There are a few defensive necromancy spells such as false life, and of course there is definitely utility in necromancy.

If you campaign will allow a little evil raising the undead is very effective. Put a few zombies in front of you to prevent attacks from easily closing, use them to go in front of the party 'looking' for traps. What? They're already dead. As long as they aren't destroyed (somewhat inevitable) they are easily repaired. Stronger undead are serious combatants even at higher levels. Remember gentle repose is on your spell list. Use it and you can pass of zombies for monks with a vow of silence (have a good bluff check). Also carrying loot is never again a problem for you.

You may want to take spell focus necromancy to qualify for varisian tattoo, and spell specialization. spell pen is important for you, and being an elf would go a ling way for your build for so many reasons.

If you want more spells per day you could be a thassilonian wizard (sin specialist) just be sure you are willing to lose abjuration and enchantment.

I would consider yielding a bit on your 'no save' policy it really restricts you. You would be better off boosting your save dc's than just pushing the issue away. Still this is a viable option.


When you say that the group wants to cover things and have chosen their classes based on the "iconic four" they might as well twist your arm into being a wizard. No one but the rogue will have any knowledge skills and don't have arcane on top of that. Find you any arcane based on intelligence but frankly wizard is what you are going to be pressured into here.


With regards to the necromancy suggestion an arcanist taking Spell focus, Greater Spell Focus and Potent Magic would have a +4 to spell DCs. If you could make a character with 18 int your level 2 necromancy spells would have a DC of 20. I think even a fighter would have a hard time making a save against your necro spells.
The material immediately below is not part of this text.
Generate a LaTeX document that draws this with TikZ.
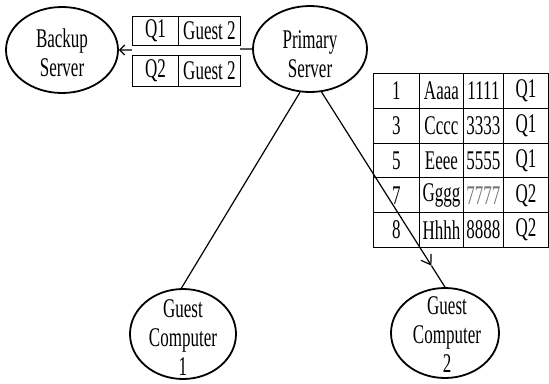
\documentclass[tikz,border=0pt]{standalone}
\usepackage{fontspec}
\setmainfont[FakeStretch=0.63]{Liberation Serif}
\usetikzlibrary{shapes.geometric,arrows.meta,calc}
\begin{document}
\begin{tikzpicture}[x=1pt,y=-1pt,
  font=\fontsize{27}{29}\selectfont,
  srv/.style={ellipse, draw, line width=1.8pt, inner sep=0pt},
  txt/.style={align=center, inner sep=0pt},
  conn/.style={line width=1.2pt},
  cell/.style={draw, line width=0.9pt, inner sep=0pt, anchor=north west, fill=white}]
\useasboundingbox (0,0) rectangle (549,383);

% servers and guests
\node[srv, minimum width=112pt, minimum height=86pt] (B) at (62,50) {};
\node[srv, minimum width=114pt, minimum height=86pt] (P) at (310,49) {};
\node[srv, minimum width=106pt, minimum height=90pt] (G1) at (183,334) {};
\node[srv, minimum width=108pt, minimum height=90pt] (G2) at (445,333) {};
\node[txt] (Bt) at (62,53) {Backup\\Server};
\node[txt] (Pt) at (310,54) {Primary\\Server};
\node[txt] (G1t) at (183,338) {Guest\\Computer\\1};
\node[txt] (G2t) at (447,335) {Guest\\Computer\\2};

% replication arrow to backup
\draw[conn, -{Straight Barb[length=5pt,width=10pt]}] (P.west) -- (B.east);
\fill[white] (132,45) rectangle (240,55);
\node[cell, minimum width=46pt, minimum height=29pt] (q1) at (132,16) {Q1};
\node[cell, minimum width=62pt, minimum height=29pt] (g1) at (178,16) {Guest 2};
\node[cell, minimum width=46pt, minimum height=31pt] (q2) at (132,55) {Q2};
\node[cell, minimum width=62pt, minimum height=31pt] (g2) at (178,55) {Guest 2};

% big table
\foreach \n/\s/\v/\q [count=\i] in {1/Aaaa/1111/Q1, 3/Cccc/3333/Q1, 5/Eeee/5555/Q1, 7/Gggg/7777/Q2, 8/Hhhh/8888/Q2} {
  \pgfmathsetmacro{\yy}{73+(\i-1)*34.8}
  \node[cell, minimum width=46pt, minimum height=34.8pt] (ta\i) at (373,\yy) {\n};
  \node[cell, minimum width=44pt, minimum height=34.8pt] (tb\i) at (419,\yy) {\s};
  \ifnum\i=4
    \node[cell, minimum width=40pt, minimum height=34.8pt, text=black!55] (tc\i) at (463,\yy) {\v};
  \else
    \node[cell, minimum width=40pt, minimum height=34.8pt] (tc\i) at (463,\yy) {\v};
  \fi
  \node[cell, minimum width=45pt, minimum height=34.8pt] (td\i) at (503,\yy) {\q};
}

% connectors to guests
\draw[conn] (P.257) -- (G1.92);
\coordinate (A2) at ($(P.285)!0.89!(G2.90)$);
\draw[conn, -{Straight Barb[length=9pt,width=12pt]}] (P.285) -- (A2);
\draw[conn] (A2) -- (G2.90);
\end{tikzpicture}
\end{document}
Since you like the arcanist and there is no specific requirement, go with it ;)

@LazarX:
A 9th level spell has a 9th level slot (and the save DC for it) and has obviously more room for manipulation than a 6th level slot.
A 9th level spell effect in a 6th level slot like Dominate Monster has a weaker DC (by 3!) and the summoner still gets it only at 16th level, when the saves are stacked towards 9th level DCs. Therefore I don't count that as having 9th level magic.

Grand Lodge

Pathfinder Adventure Path, Starfinder Roleplaying Game, Starfinder Society Subscriber
Vatras wrote:

Since you like the arcanist and there is no specific requirement, go with it ;)

@LazarX:
A 9th level spell has a 9th level slot (and the save DC for it) and has obviously more room for manipulation than a 6th level slot.
A 9th level spell effect in a 6th level slot like Dominate Monster has a weaker DC (by 3!) and the summoner still gets it only at 16th level, when the saves are stacked towards 9th level DCs. Therefore I don't count that as having 9th level magic.

Who cares about flipping DC's when you've got access to the following at 16th level? The Wizard gets access to this at 17th, but he's going to only have one lousy spell slot, maybe two, while the Summoner has enough to spam.

Summon Monster 9. (As both Spell and Standard Action SLA)
Gate as SLA.
Teleportation Circle.
Maze. (Not level 9, but still damn effective at taking someone who's not a minatour out combat)


I'd like to thank everyone for all the information and ideas. I am going to go with the Arcanist class. I found it offered abilities that I liked the most and allowed me to mitigate some of the things I dislike about spells. Mainly being locked into a set of them each day with no ability to adapt or change. In addition, I liked the meta magics abilities power points options.

As for the suggestion of the necromancer, it was shot down by our DM before. He's not a fan of the "evil" energy thing. But it was on my list of interesting Arcane character ideas.